Yale University professor Jeffrey Sonnenfeld and his research team at the Yale Chief Executive Leadership Institute have been publishing a list of major companies who have stopped doing business in Russia, and the businesses that have so far remained.

He said that the withdrawal of Coca-Cola, Pepsi and McDonald’s marked “the end” of companies doing business in Russia.

“It’s more than a gathering storm, it became a stampede today,” he told The Independent.

“Almost nobody wants to be on the wrong side of history, but you do still see some honorable companies that are on the wrong side, they are not doing it out of greed, it is a mindset that is stuck in a cultural time-warp, they are living in an era of Perestroika, they were great commercial bridges in that time,” he said.

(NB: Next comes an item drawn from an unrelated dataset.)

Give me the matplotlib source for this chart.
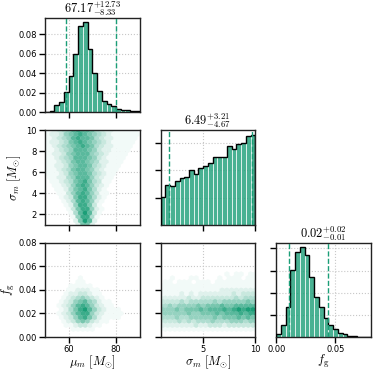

“This is the end, the people there are hanging on for life, they cannot survive, it is a taint on the CVs, resumes and careers of the executives and board members of the companies that are staying there,” he added.

“They are hoping for a win-win solution but no, that is not what we are doing here, we are trying to tank the economy we are not trying to provide a smooth landing.”

The Independent has reached out to all the companies that remain on the Yale list as still doing business in Russia, including Arconic, Bridgestone, Burge, Caterpillar, Coty, Citi, Deere, Ferragamo, Herbalife, Hilton, Honeywell, Hyatt, Intercontinental Hotels, Kimberly-Clark, Marriott, Mars, Nestle, Otis, Papa John’s, Philip Morris, Pirelli, and Timken.

Otis, which manufactures elevators and escalators, said in a statement, “We are monitoring developments carefully and will continue to adjust our operations and procedures in compliance with applicable laws and in order to continue to best serve all of our stakeholders in this challenging context.”